24 Frames Directed by: Abbas Kiarostami
Saturday, January 27, 2018: 7 p.m.–9 p.m.
“Kiarostami represents the highest level of artistry in the cinema.” —Martin Scorsese

24 Frames is a contemplative photo-film essay started by filmmaker Abbas Kiarostami and, after his death in 2016, completed by his son Ahmad. The film comprises short vignettes based on photographs Abbas Kiarostami took over 40 years.

Upon the film’s premiere at Cannes, Barbara Scharres wrote on rogerebert.com: “These sequences are breathtaking in the beauty of the photography, and startling in the acuteness and vibrant curiosity of the vision. Each is a mini-drama evolving in its own time. Kiarostami’s love of snowy landscapes, the sea, the forces of nature, and his fascination with the unsentimental drama of the animal world bring home the intelligence and patient vision of the artist behind the camera.”

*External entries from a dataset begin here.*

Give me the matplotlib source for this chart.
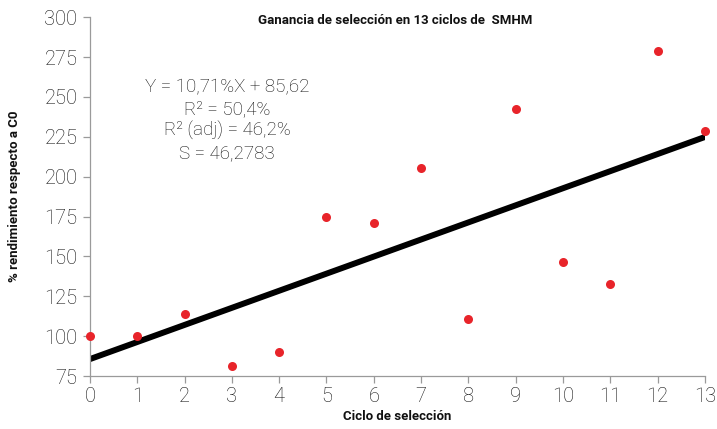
import matplotlib
matplotlib.use("Agg")
import matplotlib.pyplot as plt
import numpy as np

# data
ciclo = [0, 1, 2, 3, 4, 5, 6, 7, 8, 9, 10, 11, 12, 13]
rendimiento = [100, 100, 114, 81, 90, 174.5, 171, 205.5, 110.5, 242.5, 146.5, 132.5, 279, 228.5]
pendiente = 10.71
intercepto = 85.62
x_ticks = list(range(0, 14))
y_ticks = [75, 100, 125, 150, 175, 200, 225, 250, 275, 300]
stats_lines = ["Y = 10,71%X + 85,62", "R² = 50,4%", "R² (adj) = 46,2%", "S = 46,2783"]

light = dict(family=["Roboto", "DejaVu Sans"], weight="light")
narrow_bold = dict(family=["Roboto", "DejaVu Sans"], weight="bold")

fig = plt.figure(figsize=(7.17, 4.29), dpi=100)
ax = fig.add_axes([0.1255, 0.1235, 0.8575, 0.8365])

xl = np.array([ciclo[0], ciclo[-1]])
ax.plot(xl, intercepto + pendiente * xl, color="black", lw=4.3, solid_capstyle="round", zorder=2)
ax.plot(ciclo, rendimiento, "o", color="#e8242a", ms=6.5, mec="none", zorder=3, clip_on=False)

ax.set_xlim(0, 13)
ax.set_ylim(75, 300)
ax.set_xticks(x_ticks)
ax.set_yticks(y_ticks)
for s in ["top", "right"]:
    ax.spines[s].set_visible(False)
for s in ["left", "bottom"]:
    ax.spines[s].set_color("#9a9a9a")
    ax.spines[s].set_linewidth(0.9)
ax.tick_params(colors="#9a9a9a", length=5, width=0.9, labelcolor="#111111", labelsize=14.5)
ax.tick_params(axis="x", pad=3)
ax.tick_params(axis="y", pad=4)
for lab in ax.get_xticklabels() + ax.get_yticklabels():
    lab.set_fontfamily(light["family"])
    lab.set_fontweight("light")

ax.text(0.497, 0.99, "Ganancia de selección en 13 ciclos de  SMHM", transform=ax.transAxes,
        ha="center", va="center", fontsize=9.5, color="#111111", **narrow_bold)
ax.set_xlabel("Ciclo de selección", fontsize=9.5, labelpad=3, color="#111111", **narrow_bold)
ax.set_ylabel("% rendimiento respecto a C0", fontsize=9.5, labelpad=17, color="#111111", **narrow_bold)

ax.text(0.223, 0.713, "\n".join(stats_lines), transform=ax.transAxes, ha="center", va="center",
        fontsize=13.5, color="#111111", linespacing=1.25, **light)

fig.savefig("out.png", dpi=100)
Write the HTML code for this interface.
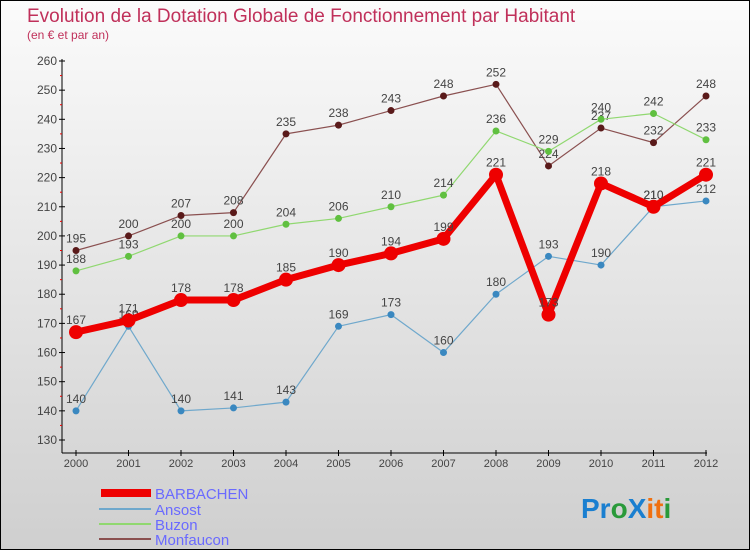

Houston’s Iranian Film Festival has shown many Kiarostami films, from the groundbreaking early feature Where Is the Friend’s Home? to international successes such as Through the Olive Trees, Taste of Cherry, The Wind Will Carry Us, and Certified Copy.

“24 Frames is an exquisite reverie on scenes from nature. Through still, but precise frames, and aided by subtle staging or effects, he captures the haunting, haiku-like poetry of nature, its beauty, amorousness and brutality. The play with the double meaning of ‘frame’ reflects his profound mediation on the cinematic form.” —Variety

“From my very first movie, what was my concentration, my inspiration, was that I didn’t want to narrate something. I didn’t want to tell a story. I wanted to show something; I wanted for them to make their own story from what they were seeing. My films have been progressing toward a certain kind of minimalism, even though it was never intended. Elements that can be eliminated have been eliminated. This was pointed out to me by somebody who referred to the paintings of Rembrandt and his use of light: some elements are highlighted while others are obscured or even pushed back into the dark. And it’s something that we do—we bring out elements that we want to emphasize. I’m not claiming or denying that I have done such a thing, but I do believe in Bresson’s method of creation through omission, not through addition. A work of art doesn’t exist outside the perception of the audience.” – Abbas Kiarostami

Negar    Directed by Rambod Javan
Sunday, January 28, 2018: 5 p.m.–6:35 p.m.
This absorbing drama is a mystery-thriller with a touch of the supernatural. When her father’s death is ruled a suicide, Negar (Negar Javaherian) does not agree with the decision. Handsome Peyman, who worked for her father, tries to help Negar find peace of mind—but when Negar investigates on her own, she sees visions of what really happened. Father and daughter have discussions and relive family moments, and he provides her with clues in real time that steer her toward the truth. Negar discovers her father was in business with a ruthless criminal, and she vows revenge, but the new insights cause her to cast suspicion on everyone around her.